In Latina, which Mussolini had built south of Rome, two brothers grow up. “Black sheep” Accio joins a fascist organization after impulsively leaving the seminary, while his older brother, Manrico, takes a track sanctioned by their parents’ politics, becoming a union leader in the local factory where his father works and, eventually, part of a revolutionary organization suggesting the Brigate Rosse. Accio narrates. Accio’s experiences include a sexual relationship with the wife of the malcontent who enlists him in the fascist cause that he eventually abandons, eliciting this response from Manrico: “I knew you couldn’t be a fascist!” (The scene in question, which includes a public hug, reduces one to tears.) Meanwhile, Manrico has coupled with Francesca (whom Accio himself is attracted to), who has had their baby, and is on the lam from the law. Himself radicalized once his brother is murdered by the police, Accio takes into hand the solution to his community’s housing problem.

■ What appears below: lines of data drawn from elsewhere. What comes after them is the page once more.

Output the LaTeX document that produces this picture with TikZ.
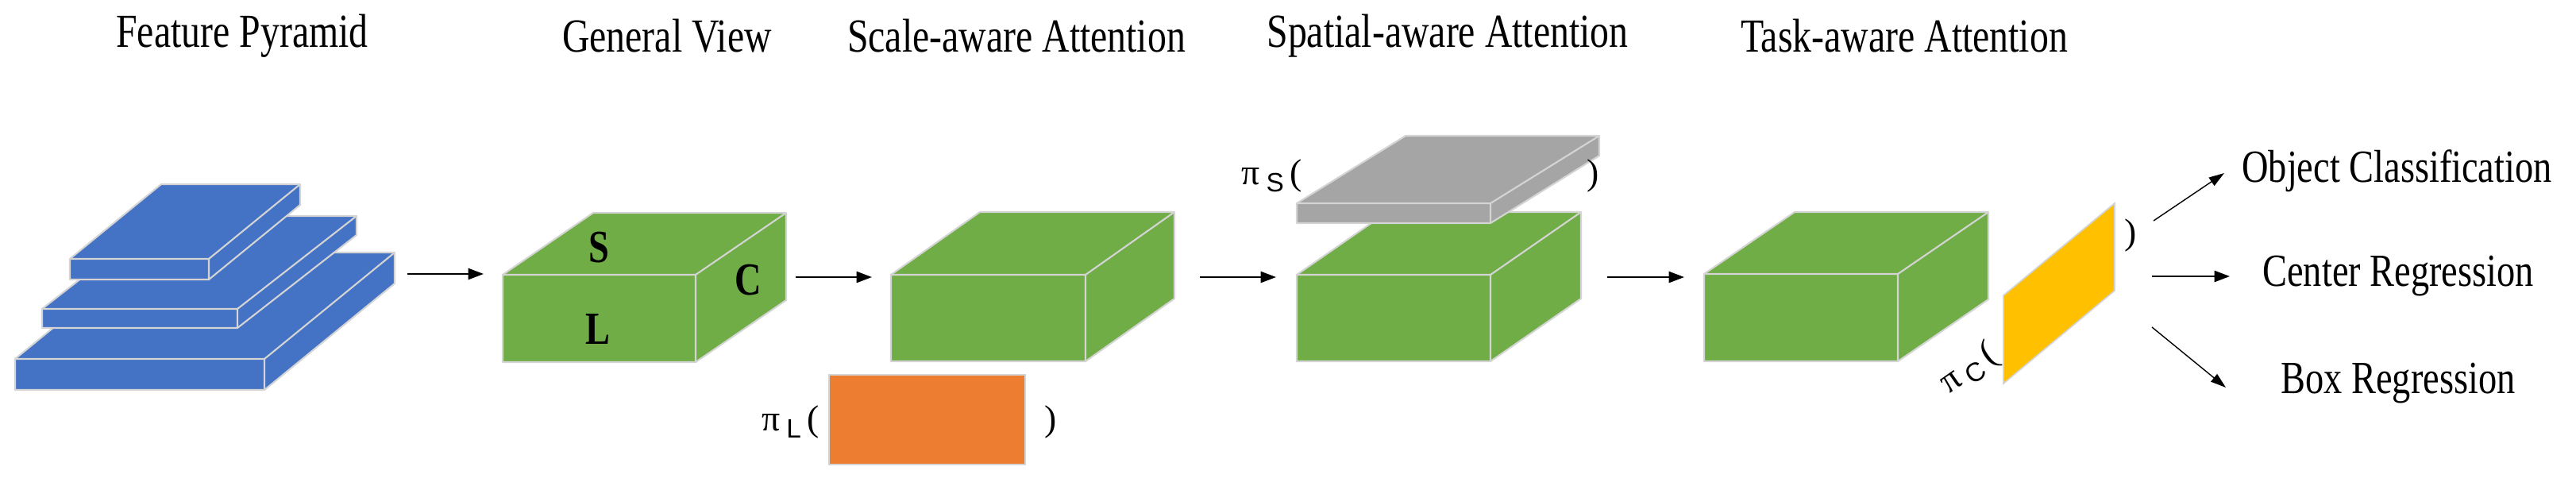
\documentclass[tikz,border=0pt]{standalone}
\usepackage{fontspec}
\setmainfont{Liberation Serif}
\setsansfont{Liberation Sans}
\usetikzlibrary{arrows.meta}
\definecolor{cblue}{HTML}{4472C4}
\definecolor{cgreen}{HTML}{70AD47}
\definecolor{cgray}{HTML}{A5A5A5}
\definecolor{corange}{HTML}{ED7D31}
\definecolor{cyellow}{HTML}{FFC000}
\definecolor{cedge}{HTML}{D4D4D4}
% #1 x-left #2 y-top #3 x-right #4 y-bottom #5 dx #6 dy #7 colour
\newcommand\mybox[7]{%
  \fill[#7,draw=cedge,line width=1.2pt,line join=round]
    (#1,#2) -- ++(#5,#6) -- ++(#3-#1,0) -- (#3+#5,#4+#6) -- (#3,#4) -- (#1,#4) -- cycle;
  \draw[cedge,line width=1.2pt] (#1,#2) -- (#3,#2) -- (#3,#4) (#3,#2) -- ++(#5,#6);
}
\newcommand\cond[1]{\scalebox{0.8}[1]{#1}}
\tikzset{
  x=0.02cm, y=-0.02cm,
  title/.style={font=\fontsize{34}{36}\selectfont, inner sep=0pt},
  outlbl/.style={font=\fontsize{33}{35}\selectfont, inner sep=0pt},
  dim/.style={font=\fontsize{33}{35}\selectfont\bfseries, inner sep=0pt},
  pil/.style={font=\fontsize{26}{28}\selectfont, inner sep=0pt},
  flow/.style={-{Triangle[length=11pt,width=8pt]}, line width=1.2pt},
  thinflow/.style={-{Triangle[length=11pt,width=7pt]}, line width=0.8pt},
}
\newcommand\mypi[1]{π\,{\sffamily\fontsize{19}{19}\selectfont\raisebox{-0.25em}{#1}}}
\begin{document}
\begin{tikzpicture}
\useasboundingbox (0,0) rectangle (3244,606);
% titles
\node[title] (t1) at (305,45) {\cond{Feature Pyramid}};
\node[title] (t2) at (840,45) {\cond{General View}};
\node[title] (t3) at (1280,45) {\cond{Scale-aware Attention}};
\node[title] (t4) at (1823,45) {\cond{Spatial-aware Attention}};
\node[title] (t5) at (2398,45) {\cond{Task-aware Attention}};
% feature pyramid
\mybox{19}{452}{333}{491}{164}{-134}{cblue}
\mybox{53}{389}{299}{413}{150}{-117}{cblue}
\mybox{88}{326}{263}{352}{115}{-94}{cblue}
% cube 1
\mybox{633}{346}{876}{456}{114}{-78}{cgreen}
\node[dim] (S) at (754,312) {\cond{S}};
\node[dim] (C) at (942,353) {\cond{C}};
\node[dim] (L) at (753,415) {\cond{L}};
% cube 2
\mybox{1122}{346}{1367}{455}{112}{-79}{cgreen}
% orange
\fill[corange,draw=cedge,line width=1.2pt] (1044,472) rectangle (1291,585);
\node[pil,anchor=east] (piL) at (1032,532) {\mypi{L}\,(};
\node[pil] (rpL) at (1323,532) {)};
% cube 3 and gray slab
\mybox{1633}{346}{1877}{455}{114}{-79}{cgreen}
\mybox{1633}{256}{1877}{281}{137}{-85}{cgray}
\node[pil,anchor=east] (piS) at (1640,222) {\mypi{S}\,(};
\node[pil] (rpS) at (2006,222) {)};
% cube 4
\mybox{2146}{345}{2390}{455}{114}{-78}{cgreen}
% yellow
\fill[cyellow,draw=cedge,line width=1pt] (2523,483) -- (2523,372) -- (2663,256) -- (2663,366) -- cycle;
\node[pil] (rpC) at (2683,297) {)};
\node[pil,rotate=35,anchor=south east] (piC) at (2524,460) {\mypi{C}\,(};
% arrows
\coordinate (a1s) at (513,345); \coordinate (a1e) at (609,345);
\coordinate (a2s) at (1002,349); \coordinate (a2e) at (1098,349);
\coordinate (a3s) at (1511,349); \coordinate (a3e) at (1607,349);
\coordinate (a4s) at (2024,349); \coordinate (a4e) at (2121,349);
\draw[flow] (a1s) -- (a1e);
\draw[flow] (a2s) -- (a2e);
\draw[flow] (a3s) -- (a3e);
\draw[flow] (a4s) -- (a4e);
% outputs
\node[outlbl,anchor=west] (oc) at (2823,215) {\cond{Object Classification}};
\node[outlbl,anchor=west] (cr) at (2849,348) {\cond{Center Regression}};
\node[outlbl,anchor=west] (br) at (2872,483) {\cond{Box Regression}};
\coordinate (o1) at (2712,278); \coordinate (o2) at (2710,348); \coordinate (o3) at (2710,412);
\coordinate (e1) at (2801,218); \coordinate (e2) at (2808,348); \coordinate (e3) at (2803,488);
\draw[thinflow] (o1) -- (e1);
\draw[flow] (o2) -- (e2);
\draw[thinflow] (o3) -- (e3);
\end{tikzpicture}
\end{document}
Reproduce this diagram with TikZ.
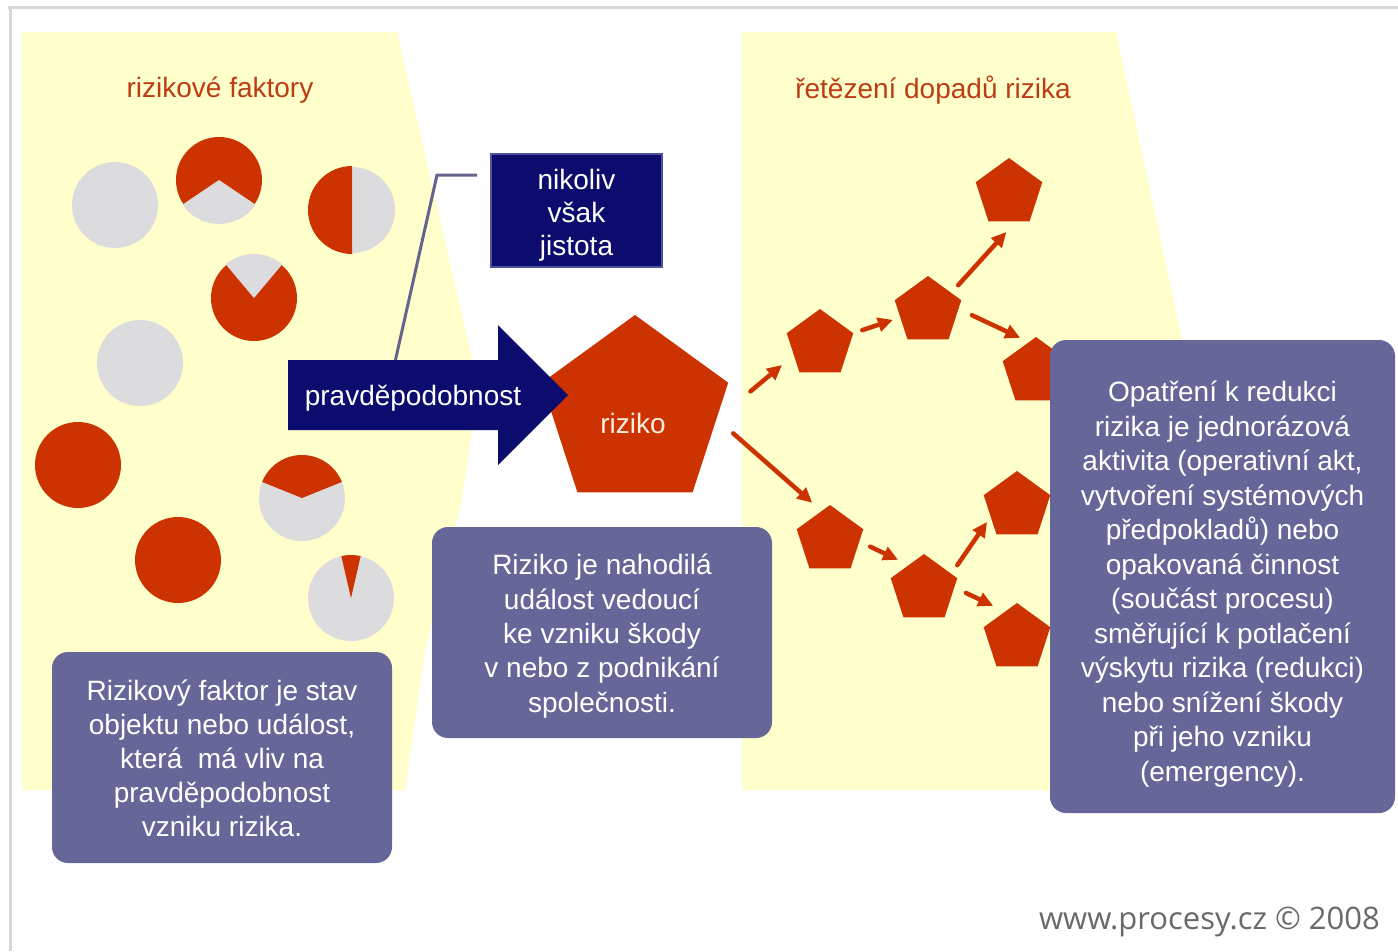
\documentclass[tikz,border=0pt]{standalone}
\usepackage{fontspec}
\setmainfont{Liberation Sans}
\newfontfamily\footfont{Open Sans}
\usetikzlibrary{shapes.geometric,arrows.meta}
\definecolor{panel}{RGB}{255,255,204}
\definecolor{rred}{RGB}{204,51,0}
\definecolor{lgray}{RGB}{220,220,222}
\definecolor{navy}{RGB}{12,12,110}
\definecolor{navyedge}{RGB}{80,80,160}
\definecolor{lilac}{RGB}{102,102,153}
\definecolor{titlered}{RGB}{190,60,20}
\definecolor{framegray}{RGB}{215,215,215}
\definecolor{callout}{RGB}{100,100,140}
\definecolor{footgray}{RGB}{105,105,105}
\definecolor{peach}{RGB}{252,238,225}
\begin{document}
\begin{tikzpicture}[x=1pt,y=-1pt,
  txt/.style={font=\fontsize{28}{34}\selectfont, align=center, text=white},
  pbox/.style={fill=lilac, rounded corners=16pt, inner sep=0pt},
  piec/.style={circle, inner sep=0pt, outer sep=0pt, minimum size=86pt},
  pent/.style={regular polygon, regular polygon sides=5, fill=rred, inner sep=0pt, outer sep=0pt, minimum size=70pt},
  rarr/.style={draw=rred, line width=4.5pt, line cap=round, -{Triangle[length=15pt,width=14pt]}},
  heading/.style={font=\fontsize{28}{34}\selectfont, text=titlered}
]
\useasboundingbox (0,0) rectangle (1398,951);
\fill[white] (0,0) rectangle (1398,951);
% frame
\draw[framegray, line width=3pt] (8,7) -- (1398,7);
\draw[framegray, line width=3pt] (10,7) -- (10,951);
% panels
\fill[panel] (22,32) -- (397,32) -- (478,385) -- (462,500) -- (425,650) -- (405,790) -- (22,790) -- cycle;
\fill[panel] (742,32) -- (1116,32) -- (1195,400) -- (1160,790) -- (742,790) -- cycle;
% titles
\node[heading] (t1) at (220,90) {rizikové faktory};
\node[heading] (t2) at (933,90) {řetězení dopadů rizika};
% risk factor pies
\node[piec, fill=lgray] (c1) at (115,205) {};
\node[piec, fill=rred] (c2) at (219,180) {};
\fill[lgray] (c2.center) -- ++(34:44) arc[start angle=34, end angle=146, radius=44] -- cycle;
\node[piec, fill=lgray] (c3) at (352,210) {};
\fill[rred] (c3.center) -- ++(90:44) arc[start angle=90, end angle=270, radius=44] -- cycle;
\node[piec, fill=rred] (c4) at (254,298) {};
\fill[lgray] (c4.center) -- ++(-130:44) arc[start angle=-130, end angle=-50, radius=44] -- cycle;
\node[piec, fill=lgray] (c5) at (140,363) {};
\node[piec, fill=rred] (c6) at (78,465) {};
\node[piec, fill=lgray] (c7) at (302,498) {};
\fill[rred] (c7.center) -- ++(-158:43) arc[start angle=-158, end angle=-22, radius=43] -- cycle;
\node[piec, fill=rred] (c8) at (178,560) {};
\node[piec, fill=lgray] (c9) at (351,598) {};
\fill[rred] (c9.center) -- ++(-103:43) arc[start angle=-103, end angle=-77, radius=43] -- cycle;
% callout
\node[fill=navy, draw=navyedge, line width=2.5pt, minimum width=171pt, minimum height=113pt, inner sep=0pt] (N) at (576.5,210.5) {};
\node[txt, font=\fontsize{28}{33}\selectfont] (Nt) at (576.5,215) {nikoliv\\však\\jistota};
\coordinate (k1) at (477,175);
\coordinate (k2) at (395,362);
\draw[callout, line width=3pt] (k1) -- ++(-40,0) -- (k2);
% riziko pentagon
\node[pent, minimum size=196pt] (B) at (635,413) {};
\node[txt, text=peach] (rz) at (633,423) {riziko};
% probability arrow
\fill[navy] (288,360) -- (498,360) -- (498,325) -- (568,395) -- (498,465) -- (498,430) -- (288,430) -- cycle;
\node[txt] (pv) at (413,398) {pravděpodobnost};
% chain of impacts
\node[pent] (P1) at (820,344) {};
\node[pent] (P2) at (928,311) {};
\node[pent] (P3) at (1009,193) {};
\node[pent] (P4) at (1036,372) {};
\node[pent] (P5) at (830,540) {};
\node[pent] (P6) at (924,589) {};
\node[pent] (P7) at (1017,506) {};
\node[pent] (P8) at (1017,638) {};
\draw[rarr, shorten <=44.8pt, shorten >=15.4pt] (B.-5.6) -- (P1.203);
\draw[rarr, shorten <=22.2pt, shorten >=12.5pt] (B.-4.5) -- (P5.106.6);
\draw[rarr, shorten <=9.5pt, shorten >=7.8pt] (P1.18.6) -- (P2.193.4);
\draw[rarr, shorten <=10.3pt, shorten >=14.4pt] (P2.38.5) -- (P3.-76.7);
\draw[rarr, shorten <=14.8pt, shorten >=9.8pt] (P2.4.5) -- (P4.103.6);
\draw[rarr, shorten <=12pt, shorten >=12pt] (P5.-3.7) -- (P6.122.3);
\draw[rarr, shorten <=10.5pt, shorten >=6.4pt] (P6.29.7) -- (P7.202.3);
\draw[rarr, shorten <=12.9pt, shorten >=13.3pt] (P6.3) -- (P8.114.6);
% text boxes
\node[pbox, minimum width=340pt, minimum height=211pt] (L) at (222,757.5) {};
\node[txt] (Lt) at (222,758) {Rizikový faktor je stav\\objektu nebo událost,\\která~ má vliv na\\pravděpodobnost\\vzniku rizika.};
\node[pbox, minimum width=340pt, minimum height=211pt] (M) at (602,632.5) {};
\node[txt, font=\fontsize{28}{34.3}\selectfont] (Mt) at (602,636) {Riziko je nahodilá\\událost vedoucí\\ke vzniku škody\\v nebo z podnikání\\společnosti.};
\node[pbox, minimum width=345pt, minimum height=473pt] (R) at (1222.5,576.5) {};
\node[txt, font=\fontsize{28}{34.5}\selectfont] (Rt) at (1222.5,584) {Opatření k redukci\\rizika je jednorázová\\aktivita (operativní akt,\\vytvoření systémových\\předpokladů) nebo\\opakovaná činnost\\(součást procesu)\\směřující k potlačení\\výskytu rizika (redukci)\\nebo snížení škody\\při jeho vzniku\\(emergency).};
% footer
\node[anchor=east, inner sep=0pt, font=\footfont\fontsize{31}{36}\selectfont, text=footgray] (ft) at (1380,922) {www.procesy.cz © 2008};
\end{tikzpicture}
\end{document}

An intense, raucous and heart-slashing tragicomedy, Mio fratello è figlio unico—wonderful title!*—derives from Antonio Pennacchi’s 2003 novel Il Fasciocomunista. Writer-director Daniele Luchetti, working from a script to which Sandro Petraglia and Stefano Rulli, the authors of Marco Tullio Giordana’s The Best of Youth (La meglio gioventù, 2003) also contributed, has his two lead characters reflect fifteen years of Italian history, in the 1960s and ’70s. But that history stretches back, given the omnipresent shadow of Mussolini (whose grave Accio reverently visits), and ahead, given the gleams of the present that the focused-on period contains. Luchetti has created a volatile, kinetic, emotional film—and one so in-the-moment that Italian cinema’s penchant for nostalgia is missing but, here, not missed.
The best performance comes from Angela Finocchiaro, who is devastating as the boys’ mother.
* Marcella Di Palo Jost has informed me that the film’s title is “a tribute to a song by Rino Gaetano, an Italian songwriter and singer during the ’70s, a very peculiar artist.”